Stated task:
Retype the whole listing verbatim and keep the pictures out of it.

Collected data:
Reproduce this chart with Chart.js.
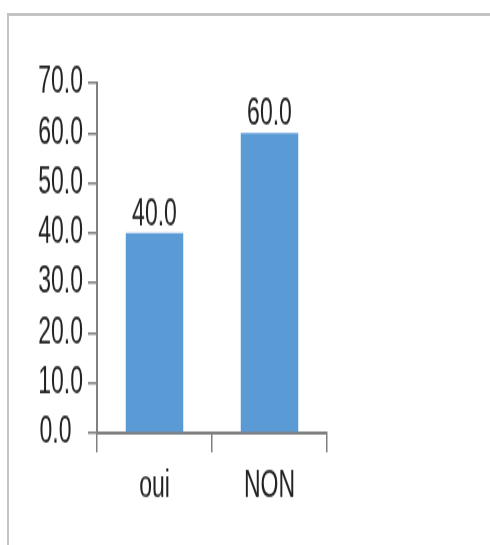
<!DOCTYPE html>
<html><head><meta charset="utf-8">
<script src="https://cdn.jsdelivr.net/npm/chart.js@4.4.1/dist/chart.umd.min.js"></script>
<style>
html,body{margin:0;padding:0;background:#fff;overflow:hidden;width:490px;height:545px;}
#frame{position:absolute;left:7px;top:13px;width:600px;height:600px;border-left:2px solid #c4c4c4;border-top:3px solid #c4c4c4;}
#wrap{position:absolute;left:0;top:0;width:490px;height:341px;transform:scaleY(1.598);transform-origin:0 0;}
</style></head><body>
<div id="frame"></div>
<div id="wrap"><canvas id="c" width="490" height="341"></canvas></div>
<script>
const categories = ['oui', 'NON'];
const values = [40.0, 60.0];
const yTicks = [0, 10, 20, 30, 40, 50, 60, 70];

const FONT = {family: '"Liberation Sans", Arial, sans-serif', size: 23};
const TEXT = '#222222';
const AXIS = '#808080';

const valueLabels = {
  id: 'valueLabels',
  afterDatasetsDraw(chart) {
    const ctx = chart.ctx;
    const meta = chart.getDatasetMeta(0);
    ctx.save();
    ctx.font = '23px "Liberation Sans", Arial, sans-serif';
    ctx.fillStyle = TEXT;
    ctx.textAlign = 'center';
    ctx.textBaseline = 'alphabetic';
    meta.data.forEach((bar, i) => {
      ctx.fillText(values[i].toFixed(1), bar.x, bar.y - 5);
    });
    ctx.restore();
  }
};

new Chart(document.getElementById('c'), {
  type: 'bar',
  data: {
    labels: categories,
    datasets: [{
      data: values,
      backgroundColor: '#5b9bd5',
      borderWidth: 0,
      categoryPercentage: 1,
      barPercentage: 0.5
    }]
  },
  plugins: [valueLabels],
  options: {
    responsive: false,
    devicePixelRatio: 1,
    animation: false,
    events: [],
    layout: {padding: {left: 0, top: 52, right: 163, bottom: 0}},
    plugins: {legend: {display: false}, tooltip: {enabled: false}},
    scales: {
      x: {
        type: 'category',
        offset: true,
        grid: {offset: true, drawOnChartArea: false, drawTicks: true, tickLength: 12, color: AXIS, lineWidth: 1.5},
        border: {color: AXIS, width: 2},
        ticks: {font: FONT, color: TEXT, padding: 8, maxRotation: 0},
        afterFit(s) { s.height = 70; }
      },
      y: {
        min: 0, max: 70,
        afterBuildTicks(s) { s.ticks = yTicks.map(v => ({value: v})); },
        grid: {drawOnChartArea: false, drawTicks: true, tickLength: 9, color: AXIS, lineWidth: 1.5},
        border: {color: AXIS, width: 2},
        ticks: {
          font: FONT, color: TEXT, padding: 5,
          callback: v => v === 0 ? v.toFixed(1) + '\u2002' : v.toFixed(1)
        },
        afterFit(s) { s.width = 97; }
      }
    }
  }
});
</script>
</body></html>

Answer for the task:
Reproduce this chart with Chart.js.
<!DOCTYPE html>
<html><head><meta charset="utf-8">
<script src="https://cdn.jsdelivr.net/npm/chart.js@4.4.1/dist/chart.umd.min.js"></script>
<style>
html,body{margin:0;padding:0;background:#fff;overflow:hidden;width:490px;height:545px;}
#frame{position:absolute;left:7px;top:13px;width:600px;height:600px;border-left:2px solid #c4c4c4;border-top:3px solid #c4c4c4;}
#wrap{position:absolute;left:0;top:0;width:490px;height:341px;transform:scaleY(1.598);transform-origin:0 0;}
</style></head><body>
<div id="frame"></div>
<div id="wrap"><canvas id="c" width="490" height="341"></canvas></div>
<script>
const categories = ['oui', 'NON'];
const values = [40.0, 60.0];
const yTicks = [0, 10, 20, 30, 40, 50, 60, 70];

const FONT = {family: '"Liberation Sans", Arial, sans-serif', size: 23};
const TEXT = '#222222';
const AXIS = '#808080';

const valueLabels = {
  id: 'valueLabels',
  afterDatasetsDraw(chart) {
    const ctx = chart.ctx;
    const meta = chart.getDatasetMeta(0);
    ctx.save();
    ctx.font = '23px "Liberation Sans", Arial, sans-serif';
    ctx.fillStyle = TEXT;
    ctx.textAlign = 'center';
    ctx.textBaseline = 'alphabetic';
    meta.data.forEach((bar, i) => {
      ctx.fillText(values[i].toFixed(1), bar.x, bar.y - 5);
    });
    ctx.restore();
  }
};

new Chart(document.getElementById('c'), {
  type: 'bar',
  data: {
    labels: categories,
    datasets: [{
      data: values,
      backgroundColor: '#5b9bd5',
      borderWidth: 0,
      categoryPercentage: 1,
      barPercentage: 0.5
    }]
  },
  plugins: [valueLabels],
  options: {
    responsive: false,
    devicePixelRatio: 1,
    animation: false,
    events: [],
    layout: {padding: {left: 0, top: 52, right: 163, bottom: 0}},
    plugins: {legend: {display: false}, tooltip: {enabled: false}},
    scales: {
      x: {
        type: 'category',
        offset: true,
        grid: {offset: true, drawOnChartArea: false, drawTicks: true, tickLength: 12, color: AXIS, lineWidth: 1.5},
        border: {color: AXIS, width: 2},
        ticks: {font: FONT, color: TEXT, padding: 8, maxRotation: 0},
        afterFit(s) { s.height = 70; }
      },
      y: {
        min: 0, max: 70,
        afterBuildTicks(s) { s.ticks = yTicks.map(v => ({value: v})); },
        grid: {drawOnChartArea: false, drawTicks: true, tickLength: 9, color: AXIS, lineWidth: 1.5},
        border: {color: AXIS, width: 2},
        ticks: {
          font: FONT, color: TEXT, padding: 5,
          callback: v => v === 0 ? v.toFixed(1) + '\u2002' : v.toFixed(1)
        },
        afterFit(s) { s.width = 97; }
      }
    }
  }
});
</script>
</body></html>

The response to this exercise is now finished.